A safe replay tool should:
- Require authorization.
- Preserve or intentionally replace message IDs.
- Show dead-letter reason and payload.
- Allow correction when data is fixable.
- Rate-limit resubmitted messages.
- Record who replayed what and why.
- Avoid replaying messages into consumers that are still broken.
Replaying without idempotency can create duplicate side effects.
Observability
Track:
- Duplicate-detection drops where visible.
- Message delivery count.
- Lock lost errors.
- Abandon count.
- DLQ count and oldest DLQ age.
- Retry attempts by error category.
- Handler latency.
- Poison-message reason codes.
- Event Grid delivery failures and dead-letter count.
- Dependency health during retries.
Without this data, teams usually discover problems only after customers report missing work.
Common Mistakes
- Generating a new
MessageIdon every retry. - Assuming duplicate detection gives exactly once processing.
- Completing messages before durable side effects succeed.
- Retrying validation errors repeatedly.
- Dead-lettering transient failures immediately.
- Ignoring DLQ messages.
- Replaying DLQ messages without fixing the cause.

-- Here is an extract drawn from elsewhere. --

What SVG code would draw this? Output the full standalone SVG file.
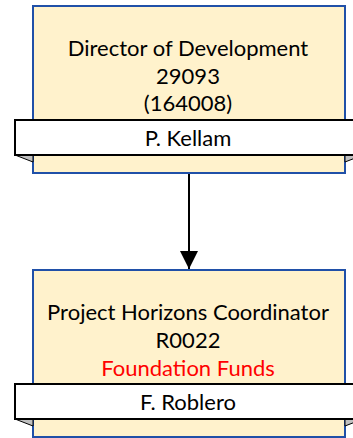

- Letting retry loops overwhelm downstream systems.
- Omitting idempotency keys in database writes and external API calls.
- Treating Event Grid as ordered and exactly once.
Best Practices
- Use stable message IDs derived from business context.
- Keep duplicate detection windows as small as practical.
- Make every consumer idempotent.
- Use inbox and outbox patterns for important workflows.
- Classify errors before retrying.
- Use jittered backoff and bounded concurrency.
- Dead-letter permanent failures with structured reasons.
- Monitor DLQ count, age, and reason distribution.
- Build safe replay tools.
- Test crash-after-side-effect and settlement-failure scenarios.